== Exercise ==
Retype only what runs from the first line of the listing to the line holding "import seaborn as sns", both included. Do not retype the pictures.

____ Information provided

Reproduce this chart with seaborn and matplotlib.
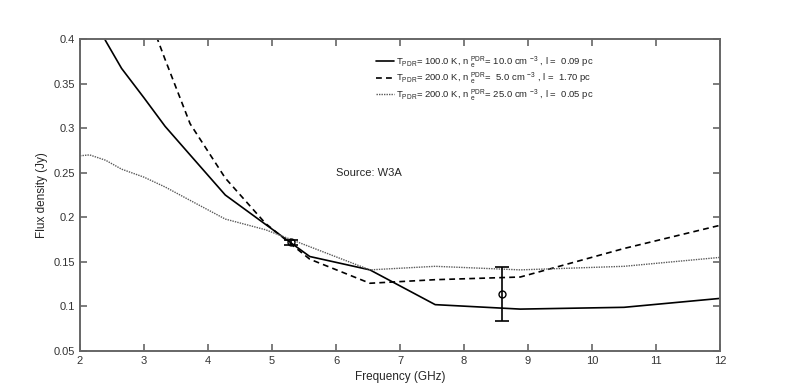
import matplotlib
matplotlib.use('Agg')
import matplotlib.pyplot as plt
import pandas as pd
import seaborn as sns

# model frequency grid (GHz) and flux densities (Jy)
freq = [2.0, 2.15, 2.4, 2.65, 3.0, 3.33, 3.72, 4.27, 4.9, 5.59, 6.53, 7.55, 8.88, 10.5, 12.0]
flux_100K = [0.455, 0.435, 0.398, 0.367, 0.334, 0.302, 0.270, 0.225, 0.192, 0.156, 0.141, 0.102, 0.097, 0.099, 0.109]
flux_200K_n5 = [0.67, 0.63, 0.57, 0.51, 0.44, 0.377, 0.305, 0.244, 0.193, 0.153, 0.126, 0.130, 0.133, 0.165, 0.191]
flux_200K_n25 = [0.269, 0.270, 0.264, 0.254, 0.245, 0.234, 0.219, 0.198, 0.186, 0.167, 0.141, 0.145, 0.141, 0.145, 0.155]

# observed points
obs_freq = [5.3, 8.6]
obs_flux = [0.172, 0.114]
obs_err = [0.003, 0.030]

labels = [
    r'T$_{\mathrm{PDR}}$= 100.0 K, n $_{\mathrm{e}}^{\mathrm{PDR}}$= 10.0 cm $^{-3}$ , l =  0.09 pc',
    r'T$_{\mathrm{PDR}}$= 200.0 K, n $_{\mathrm{e}}^{\mathrm{PDR}}$=  5.0 cm $^{-3}$ , l =  1.70 pc',
    r'T$_{\mathrm{PDR}}$= 200.0 K, n $_{\mathrm{e}}^{\mathrm{PDR}}$= 25.0 cm $^{-3}$ , l =  0.05 pc',
]

sns.set_style('ticks')
plt.rcParams['font.family'] = ['Liberation Sans', 'DejaVu Sans']
plt.rcParams['mathtext.fontset'] = 'custom'
plt.rcParams['mathtext.rm'] = 'Liberation Sans'
plt.rcParams['mathtext.it'] = 'Liberation Sans'

df = pd.DataFrame({'freq': freq, 'a': flux_100K, 'b': flux_200K_n5, 'c': flux_200K_n25})

fig = plt.figure(figsize=(8, 3.89), dpi=100)
ax = fig.add_axes([0.1, 0.0977, 0.8, 0.802])

sns.lineplot(data=df, x='freq', y='a', ax=ax, color='black', linewidth=1.2, label=labels[0])
sns.lineplot(data=df, x='freq', y='b', ax=ax, color='black', linewidth=1.2, linestyle=(0, (3.5, 2.5)), label=labels[1])
sns.lineplot(data=df, x='freq', y='c', ax=ax, color='0.35', linewidth=1.0, linestyle=(0, (1, 0.8)), label=labels[2])

ax.errorbar(obs_freq, obs_flux, yerr=obs_err, fmt='o', mfc='none', mec='black', ms=5,
            ecolor='black', elinewidth=1.2, capsize=5, capthick=1.2, color='black')

ax.text(6.0, 0.25, 'Source: W3A', fontsize=8, va='center', ha='left')

ax.set_xlim(2, 12)
ax.set_ylim(0.05, 0.4)
ax.set_xticks(range(2, 13))
ax.set_yticks([0.05, 0.1, 0.15, 0.2, 0.25, 0.3, 0.35, 0.4])
ax.set_yticklabels(['0.05', '0.1', '0.15', '0.2', '0.25', '0.3', '0.35', '0.4'])
ax.set_xlabel('Frequency (GHz)', fontsize=8.5, color='0.15')
ax.set_ylabel('Flux density (Jy)', fontsize=8.5, color='0.15')
ax.tick_params(direction='in', top=True, right=True, length=5, width=1.2, color='0.4',
               labelsize=8, labelcolor='0.2')
for sp in ax.spines.values():
    sp.set_color('0.4')
    sp.set_linewidth(1.4)

leg = ax.legend(loc='upper left', bbox_to_anchor=(0.457, 0.965), frameon=False, fontsize=6.8,
                handlelength=1.9, handletextpad=0.2, labelspacing=0.1, borderaxespad=0)

fig.savefig('out.png', dpi=100, facecolor='white')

________

== Worked solution ==
Reproduce this chart with seaborn and matplotlib.
import matplotlib
matplotlib.use('Agg')
import matplotlib.pyplot as plt
import pandas as pd
import seaborn as sns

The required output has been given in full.